What is expected:
Which lines run from the first one up to and including the one with "let depthX=16, depthY=-12;"? Print exactly those.

Recorded data:
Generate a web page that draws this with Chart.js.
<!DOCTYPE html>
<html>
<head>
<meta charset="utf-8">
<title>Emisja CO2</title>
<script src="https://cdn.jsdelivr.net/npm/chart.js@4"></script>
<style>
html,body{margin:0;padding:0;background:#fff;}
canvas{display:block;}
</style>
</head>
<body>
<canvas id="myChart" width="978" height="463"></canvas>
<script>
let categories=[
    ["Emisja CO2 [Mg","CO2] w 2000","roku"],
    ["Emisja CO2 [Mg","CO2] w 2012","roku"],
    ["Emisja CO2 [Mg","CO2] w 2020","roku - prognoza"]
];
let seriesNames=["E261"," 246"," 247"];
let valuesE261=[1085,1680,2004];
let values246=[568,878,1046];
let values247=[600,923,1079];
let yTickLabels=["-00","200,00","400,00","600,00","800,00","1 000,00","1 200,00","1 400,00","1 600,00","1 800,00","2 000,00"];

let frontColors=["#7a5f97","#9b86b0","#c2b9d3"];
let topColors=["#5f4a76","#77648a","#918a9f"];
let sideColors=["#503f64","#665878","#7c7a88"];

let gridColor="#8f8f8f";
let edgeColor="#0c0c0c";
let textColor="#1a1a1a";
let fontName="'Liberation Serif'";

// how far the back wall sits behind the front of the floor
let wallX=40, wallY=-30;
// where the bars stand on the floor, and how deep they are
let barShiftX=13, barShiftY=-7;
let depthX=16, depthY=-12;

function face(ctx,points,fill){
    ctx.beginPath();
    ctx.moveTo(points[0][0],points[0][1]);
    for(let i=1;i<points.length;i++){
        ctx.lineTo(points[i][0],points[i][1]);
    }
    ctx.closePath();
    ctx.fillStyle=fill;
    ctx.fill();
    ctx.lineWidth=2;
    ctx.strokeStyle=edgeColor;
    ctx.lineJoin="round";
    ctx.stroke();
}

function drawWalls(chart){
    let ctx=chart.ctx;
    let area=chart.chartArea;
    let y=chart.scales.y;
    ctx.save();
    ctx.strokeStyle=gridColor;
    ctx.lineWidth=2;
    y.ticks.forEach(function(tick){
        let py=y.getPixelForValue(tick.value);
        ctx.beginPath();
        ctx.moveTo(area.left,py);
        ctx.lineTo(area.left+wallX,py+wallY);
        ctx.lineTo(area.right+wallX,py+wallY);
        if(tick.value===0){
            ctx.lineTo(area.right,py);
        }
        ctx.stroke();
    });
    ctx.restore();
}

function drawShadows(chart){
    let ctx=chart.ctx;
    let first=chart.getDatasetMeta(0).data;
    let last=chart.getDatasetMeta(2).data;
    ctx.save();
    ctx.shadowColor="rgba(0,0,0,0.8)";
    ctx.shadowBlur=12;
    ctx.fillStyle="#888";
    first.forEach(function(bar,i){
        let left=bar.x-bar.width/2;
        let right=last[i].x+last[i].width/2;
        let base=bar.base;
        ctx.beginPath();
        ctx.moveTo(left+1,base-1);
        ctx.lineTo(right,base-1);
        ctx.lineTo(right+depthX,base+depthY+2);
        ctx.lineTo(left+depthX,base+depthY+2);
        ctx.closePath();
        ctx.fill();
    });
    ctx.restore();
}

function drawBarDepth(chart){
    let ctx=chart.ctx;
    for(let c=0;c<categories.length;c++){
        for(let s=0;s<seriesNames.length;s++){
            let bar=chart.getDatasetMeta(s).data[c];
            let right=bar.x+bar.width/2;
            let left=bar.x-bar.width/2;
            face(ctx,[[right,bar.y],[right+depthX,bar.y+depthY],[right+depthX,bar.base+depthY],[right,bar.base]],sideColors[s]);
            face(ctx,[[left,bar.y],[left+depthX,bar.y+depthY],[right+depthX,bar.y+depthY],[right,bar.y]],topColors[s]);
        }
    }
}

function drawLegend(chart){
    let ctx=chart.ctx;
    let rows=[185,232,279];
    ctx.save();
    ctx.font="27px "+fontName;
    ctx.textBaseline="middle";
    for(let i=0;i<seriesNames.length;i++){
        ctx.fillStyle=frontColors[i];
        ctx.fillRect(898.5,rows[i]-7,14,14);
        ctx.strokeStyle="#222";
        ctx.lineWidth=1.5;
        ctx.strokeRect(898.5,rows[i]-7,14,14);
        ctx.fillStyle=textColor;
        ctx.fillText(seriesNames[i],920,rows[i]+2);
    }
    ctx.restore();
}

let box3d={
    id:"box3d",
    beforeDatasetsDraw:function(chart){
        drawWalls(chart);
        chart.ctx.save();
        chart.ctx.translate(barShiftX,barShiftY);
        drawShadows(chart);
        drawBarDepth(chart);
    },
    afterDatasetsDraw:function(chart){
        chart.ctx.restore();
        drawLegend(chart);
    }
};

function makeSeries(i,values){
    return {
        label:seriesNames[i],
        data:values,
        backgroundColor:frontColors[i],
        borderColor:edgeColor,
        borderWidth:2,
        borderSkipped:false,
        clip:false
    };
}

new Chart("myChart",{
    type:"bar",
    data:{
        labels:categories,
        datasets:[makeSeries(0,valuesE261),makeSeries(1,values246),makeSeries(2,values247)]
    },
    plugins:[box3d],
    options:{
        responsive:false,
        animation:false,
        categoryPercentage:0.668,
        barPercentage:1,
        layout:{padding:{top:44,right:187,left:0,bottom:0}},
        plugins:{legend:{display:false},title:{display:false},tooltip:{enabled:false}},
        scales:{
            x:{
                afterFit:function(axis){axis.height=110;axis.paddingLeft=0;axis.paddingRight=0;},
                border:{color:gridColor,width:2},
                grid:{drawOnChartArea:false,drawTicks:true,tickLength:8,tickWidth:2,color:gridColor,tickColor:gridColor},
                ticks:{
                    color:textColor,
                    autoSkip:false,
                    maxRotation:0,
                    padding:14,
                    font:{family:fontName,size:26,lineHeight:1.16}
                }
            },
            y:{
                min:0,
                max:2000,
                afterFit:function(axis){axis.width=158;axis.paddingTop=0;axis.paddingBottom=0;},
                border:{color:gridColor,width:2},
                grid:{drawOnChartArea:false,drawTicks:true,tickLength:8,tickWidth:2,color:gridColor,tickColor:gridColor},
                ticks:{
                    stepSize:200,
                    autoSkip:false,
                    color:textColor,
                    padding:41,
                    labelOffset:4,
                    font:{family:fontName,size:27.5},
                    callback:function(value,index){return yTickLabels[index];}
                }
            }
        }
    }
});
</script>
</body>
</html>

Exercise response:
Generate a web page that draws this with Chart.js.
<!DOCTYPE html>
<html>
<head>
<meta charset="utf-8">
<title>Emisja CO2</title>
<script src="https://cdn.jsdelivr.net/npm/chart.js@4"></script>
<style>
html,body{margin:0;padding:0;background:#fff;}
canvas{display:block;}
</style>
</head>
<body>
<canvas id="myChart" width="978" height="463"></canvas>
<script>
let categories=[
    ["Emisja CO2 [Mg","CO2] w 2000","roku"],
    ["Emisja CO2 [Mg","CO2] w 2012","roku"],
    ["Emisja CO2 [Mg","CO2] w 2020","roku - prognoza"]
];
let seriesNames=["E261"," 246"," 247"];
let valuesE261=[1085,1680,2004];
let values246=[568,878,1046];
let values247=[600,923,1079];
let yTickLabels=["-00","200,00","400,00","600,00","800,00","1 000,00","1 200,00","1 400,00","1 600,00","1 800,00","2 000,00"];

let frontColors=["#7a5f97","#9b86b0","#c2b9d3"];
let topColors=["#5f4a76","#77648a","#918a9f"];
let sideColors=["#503f64","#665878","#7c7a88"];

let gridColor="#8f8f8f";
let edgeColor="#0c0c0c";
let textColor="#1a1a1a";
let fontName="'Liberation Serif'";

// how far the back wall sits behind the front of the floor
let wallX=40, wallY=-30;
// where the bars stand on the floor, and how deep they are
let barShiftX=13, barShiftY=-7;
let depthX=16, depthY=-12;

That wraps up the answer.